- _Available data_:
>> start
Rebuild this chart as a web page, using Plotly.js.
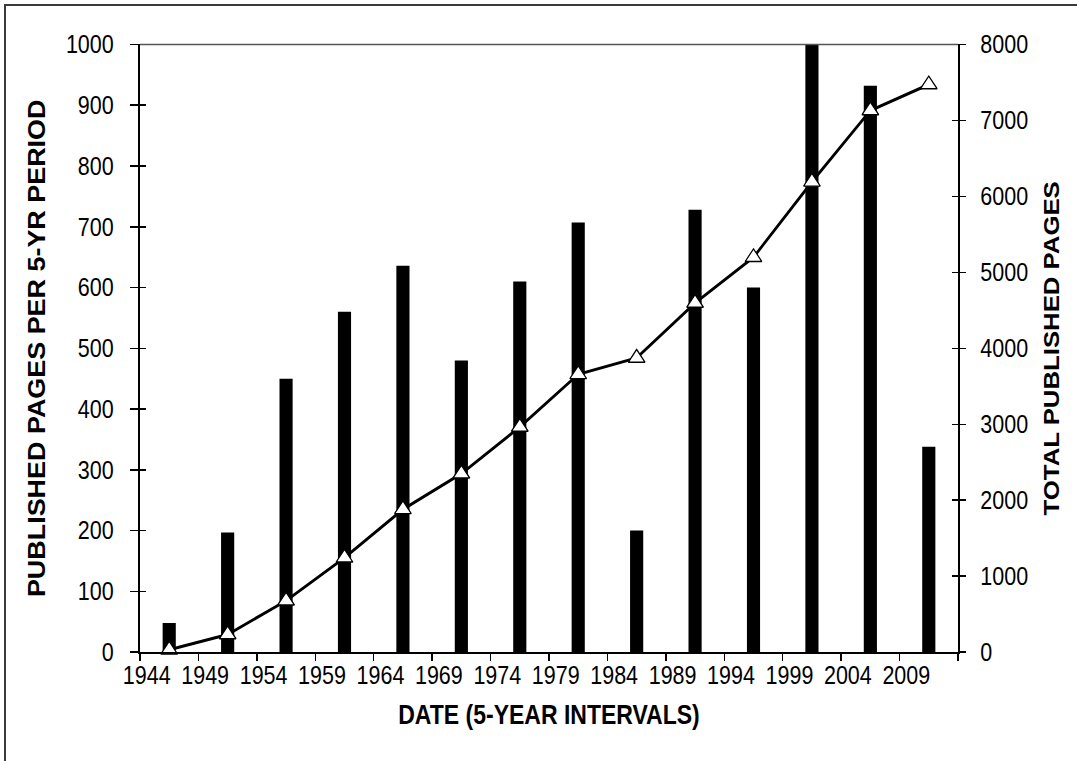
<!DOCTYPE html>
<html>
<head>
<meta charset="utf-8">
<script src="https://cdn.plot.ly/plotly-3.0.1.min.js"></script>
<style>
  html, body { margin: 0; padding: 0; background: #fff; overflow: hidden; }
  #wrap { position: absolute; left: 0; top: 0; width: 1077px; height: 761px; overflow: hidden; }
  #chart { position: absolute; left: 0; top: 0; width: 1077px; height: 650px;
           transform: scaleY(1.1708); transform-origin: 0 0; }
  #frame { position: absolute; left: 4px; top: 4px; width: 1200px; height: 900px;
           border-top: 2px solid #3a3a3a; border-left: 2px solid #3a3a3a; pointer-events: none; }
</style>
</head>
<body>
<div id="wrap">
  <div id="chart"></div>
  <div id="frame"></div>
</div>
<script>
const years = ['1944','1949','1954','1959','1964','1969','1974','1979','1984','1989','1994','1999','2004','2009'];
const pagesPerPeriod = [48, 197, 450, 560, 636, 480, 610, 707, 200, 728, 600, 1000, 932, 338];
const totalPages = [30, 232, 676, 1242, 1879, 2349, 2964, 3657, 3873, 4597, 5198, 6191, 7131, 7473];

const FONT = 'Liberation Sans, Arial, sans-serif';

// category i occupies [i, i+1] on a linear x axis; marks sit at the middle
const xMid = years.map((_, i) => i + 0.5);
const labelPos = years.map((_, i) => i + 0.115);
const boundaryPos = years.map((_, i) => i).concat([years.length]);

const bars = {
  type: 'bar', x: xMid, y: pagesPerPeriod, width: 0.225,
  marker: { color: '#000', line: { width: 0 } },
  xaxis: 'x', yaxis: 'y', hoverinfo: 'skip', showlegend: false
};
const line = {
  type: 'scatter', mode: 'lines+markers', x: xMid, y: totalPages,
  line: { color: '#000', width: 2.6 },
  marker: { symbol: 'triangle-up', size: 14.5, color: '#fff', line: { color: '#000', width: 1.2 } },
  xaxis: 'x', yaxis: 'y2', cliponaxis: false, hoverinfo: 'skip', showlegend: false
};
const hidden = { mode: 'markers', marker: { opacity: 0 }, hoverinfo: 'skip', showlegend: false, type: 'scatter' };
const dummyX = Object.assign({}, hidden, { x: [0], y: [0], xaxis: 'x2', yaxis: 'y' });
const dummyL = Object.assign({}, hidden, { x: [0], y: [0], xaxis: 'x', yaxis: 'y3' });
const dummyR = Object.assign({}, hidden, { x: [0], y: [0], xaxis: 'x', yaxis: 'y4' });

const tickFont = { family: FONT, size: 21.5, color: '#000' };
const titleFont = { family: FONT, size: 23, color: '#000', weight: 'bold' };
const rightTitleFont = { family: FONT, size: 22, color: '#000', weight: 'bold' };

const layout = {
  width: 1077, height: 650,
  margin: { l: 140, r: 119, t: 38.4, b: 92.9, pad: 0 },
  paper_bgcolor: '#fff', plot_bgcolor: '#fff',
  showlegend: false,
  xaxis: {
    range: [0, years.length], tickmode: 'array', tickvals: labelPos, ticktext: years,
    tickangle: 0, ticks: '', ticklabelstandoff: 18.5,
    showline: true, linecolor: '#000', linewidth: 1.7,
    showgrid: false, zeroline: false,
    tickfont: tickFont,
    title: { text: 'DATE (5-YEAR INTERVALS)', font: titleFont, standoff: 14 }
  },
  xaxis2: {
    overlaying: 'x', anchor: 'y', side: 'bottom',
    range: [0, years.length], tickmode: 'array', tickvals: boundaryPos,
    ticks: 'outside', ticklen: 6.8, tickwidth: 1.5, tickcolor: '#000',
    showticklabels: false, showline: false, showgrid: false, zeroline: false
  },
  yaxis: {
    range: [0, 1000], dtick: 100, tick0: 0,
    ticks: 'outside', ticklen: 8, tickwidth: 1.3, tickcolor: '#000',
    ticklabelstandoff: 12,
    showline: true, linecolor: '#000', linewidth: 2,
    showgrid: false, zeroline: false,
    tickfont: tickFont,
    title: { text: 'PUBLISHED PAGES PER 5-YR PERIOD', font: titleFont, standoff: 14 }
  },
  yaxis2: {
    overlaying: 'y', side: 'right', anchor: 'x',
    range: [0, 8000], dtick: 1000, tick0: 0,
    ticks: 'outside', ticklen: 6, tickwidth: 1.3, tickcolor: '#000',
    ticklabelstandoff: 10,
    showline: true, linecolor: '#000', linewidth: 2,
    showgrid: false, zeroline: false,
    tickfont: tickFont,
    title: { text: 'TOTAL PUBLISHED PAGES', font: rightTitleFont, standoff: 16 }
  },
  yaxis3: {
    overlaying: 'y', side: 'left', anchor: 'x',
    range: [0, 1000], dtick: 100, tick0: 0,
    ticks: 'inside', ticklen: 6, tickwidth: 1.3, tickcolor: '#000',
    showticklabels: false, showline: false, showgrid: false, zeroline: false
  },
  yaxis4: {
    overlaying: 'y', side: 'right', anchor: 'x',
    range: [0, 8000], dtick: 1000, tick0: 0,
    ticks: 'inside', ticklen: 6, tickwidth: 1.3, tickcolor: '#000',
    showticklabels: false, showline: false, showgrid: false, zeroline: false
  },
  shapes: [
    { type: 'line', xref: 'paper', yref: 'paper', x0: 0, x1: 1, y0: 1, y1: 1,
      line: { color: '#555', width: 1.3 } }
  ]
};

Plotly.newPlot('chart', [bars, dummyX, dummyL, dummyR, line], layout, { staticPlot: true, displayModeBar: false });
</script>
</body>
</html>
>> end
Repeat the listing above up to and including the line with "6191, 7131, 7473];", starting from its first line. Drop any pictures.

- _Task result_:
Rebuild this chart as a web page, using Plotly.js.
<!DOCTYPE html>
<html>
<head>
<meta charset="utf-8">
<script src="https://cdn.plot.ly/plotly-3.0.1.min.js"></script>
<style>
  html, body { margin: 0; padding: 0; background: #fff; overflow: hidden; }
  #wrap { position: absolute; left: 0; top: 0; width: 1077px; height: 761px; overflow: hidden; }
  #chart { position: absolute; left: 0; top: 0; width: 1077px; height: 650px;
           transform: scaleY(1.1708); transform-origin: 0 0; }
  #frame { position: absolute; left: 4px; top: 4px; width: 1200px; height: 900px;
           border-top: 2px solid #3a3a3a; border-left: 2px solid #3a3a3a; pointer-events: none; }
</style>
</head>
<body>
<div id="wrap">
  <div id="chart"></div>
  <div id="frame"></div>
</div>
<script>
const years = ['1944','1949','1954','1959','1964','1969','1974','1979','1984','1989','1994','1999','2004','2009'];
const pagesPerPeriod = [48, 197, 450, 560, 636, 480, 610, 707, 200, 728, 600, 1000, 932, 338];
const totalPages = [30, 232, 676, 1242, 1879, 2349, 2964, 3657, 3873, 4597, 5198, 6191, 7131, 7473];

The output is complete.